What is the Corporate Transparency Act (CTA)? The CTA, effective January 1, 2024, requires reporting companies, including homeowners associations (HOAs), to file beneficial ownership information with the Financial Crimes Enforcement Network (FinCEN). This aims to aid law enforcement in detecting and preventing activities like money laundering and terrorism.
Who is required to report under the CTA? HOAs created by filing a document with a state agency are considered reporting companies. This includes domestic corporations, limited liability companies (LLCs), and other entities like homeowners associations.
Who qualifies as a "Beneficial Owner"? A beneficial owner is anyone who:
Exercises substantial control over the HOA (e.g., board members).
Owns or controls at least 25% of the ownership interests in the HOA.
What information must be reported? For the HOA (Reporting Company):
Full legal name (as per the Articles of Incorporation).
Physical address within the community (not the management company’s address).
Federal Tax ID Number.
For each Beneficial Owner:
Full legal name.
Date of birth.
Residential address.
Driver’s license or passport number, issuing jurisdiction, and an image of the ID document.
How should the required information be collected? A board member, agent, or association manager must gather ID images and personal information. This data must be collected, stored securely, and transferred in compliance with federal and state privacy laws.
What are the privacy laws that apply to collecting and storing this information? When collecting and storing ID information, HOAs must comply with:
Federal laws: FTC Guidelines, Electronic Communications Privacy Act (ECPA), Federal Identity Theft Laws.
California laws (for California HOAs): California Consumer Privacy Act (CCPA), "Shine the Light" Law (California Civil Code Section 1798.81.5), California’s Data Breach Notification Law, and California Penal Code Section 530.5 (Identity Theft).
Are there any exemptions to the CTA for HOAs? Yes, exemptions include:
HOAs that directly employ more than 20 full-time employees and have more than $5 million in gross receipts or sales.
HOAs recognized as 501(c)(4) organizations by the IRS.
Unincorporated associations not created by a state filing.
HOAs that are members of the National Small Business Association as of March 1, 2024.
How do I file the Beneficial Ownership Information Report (BOIR)? You can file:
Directly with FinCEN: Through a fillable PDF or online e-filing form available at www.fincen.gov/boi.
Via third-party providers: Services like HOACTA.app allow board members to submit information directly, with secure data storage and reduced liability for the HOA.
What are the deadlines for filing?
HOAs registered before January 1, 2024: Must file by January 1, 2025.
HOAs registered on or after January 1, 2024: Must file within 90 days of registration.
What happens if there are changes in the beneficial ownership information? HOAs must update their BOIR within 30 days of any changes, including:
New board members.
Changes in driver’s license or passport details.

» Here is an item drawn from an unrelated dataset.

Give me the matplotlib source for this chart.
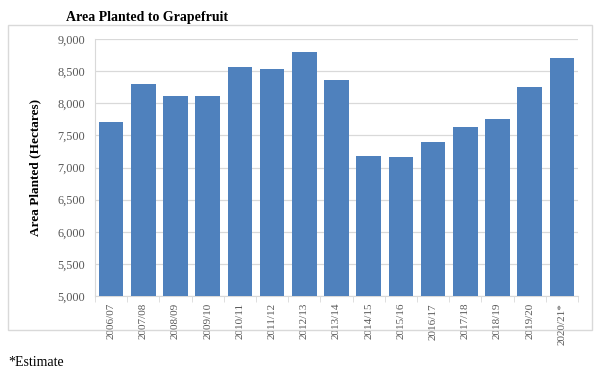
import matplotlib
matplotlib.use('Agg')
import matplotlib.pyplot as plt
from matplotlib.patches import Rectangle

seasons = ['2006/07', '2007/08', '2008/09', '2009/10', '2010/11', '2011/12', '2012/13',
           '2013/14', '2014/15', '2015/16', '2016/17', '2017/18', '2018/19', '2019/20', '2020/21*']
area = [7710, 8305, 8118, 8118, 8569, 8528, 8798, 8362, 7179, 7159, 7392, 7630, 7760, 8258, 8699]
yticks = [5000, 5500, 6000, 6500, 7000, 7500, 8000, 8500, 9000]


def main():
	plt.rcParams['font.family'] = ['Liberation Serif', 'DejaVu Serif']
	fig = plt.figure(figsize=(6, 3.69), dpi=100)

	# light frame around the chart
	fig.patches.append(Rectangle((8/600, 1-330/369), 584/600, 305/369, transform=fig.transFigure,
	                             fill=False, edgecolor='#d9d9d9', linewidth=1.0))

	ax = fig.add_axes([95/600, 1-296/369, 483/600, 257/369])
	x = range(len(seasons))
	ax.bar(x, area, width=0.77, color='#4f81bd', zorder=3)
	ax.set_xlim(-0.5, len(seasons)-0.5)
	ax.set_ylim(5000, 9000)
	ax.set_yticks(yticks)
	ax.set_yticklabels(['{:,}'.format(v) for v in yticks], fontsize=8.8, color='#595959')
	ax.set_xticks(list(x))
	ax.set_xticklabels(seasons, rotation=90, fontsize=8, color='#595959')
	ax.tick_params(axis='y', length=0, pad=7)
	ax.set_xticks([i + 0.5 for i in range(-1, len(seasons))], minor=True)
	ax.tick_params(axis='x', which='minor', length=4, color='#d9d9d9')
	ax.tick_params(axis='x', which='major', length=0, pad=5)
	ax.grid(axis='y', color='#d9d9d9', linewidth=0.9, zorder=0)
	for s in ['top', 'right']:
		ax.spines[s].set_visible(False)
	ax.spines['left'].set_color('#d9d9d9')
	ax.spines['bottom'].set_color('#d9d9d9')

	ax.set_ylabel('Area Planted (Hectares)', fontsize=9.5, fontweight='bold', labelpad=12)
	fig.text(147/600, 1-17/369, 'Area Planted to Grapefruit', ha='center', va='center',
	         fontsize=10, fontweight='bold')
	fig.text(8/600, 1-362/369, '*Estimate', ha='left', va='center', fontsize=10)

	fig.savefig('out.png', dpi=100)


if __name__ == '__main__':
	main()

Residential address changes.
Name changes (e.g., due to marriage or divorce).
What are the penalties for non-compliance?
Unauthorized Disclosure: Up to $591 per day in civil penalties and up to 10 years of imprisonment with a fine of up to $500,000.
Willful Noncompliance: Up to $591 per day in civil penalties, up to 2 years imprisonment, and a fine of up to $10,000.
Is the BOIR available for public inspection? No, the information reported in the BOIR is confidential and not available for public inspection.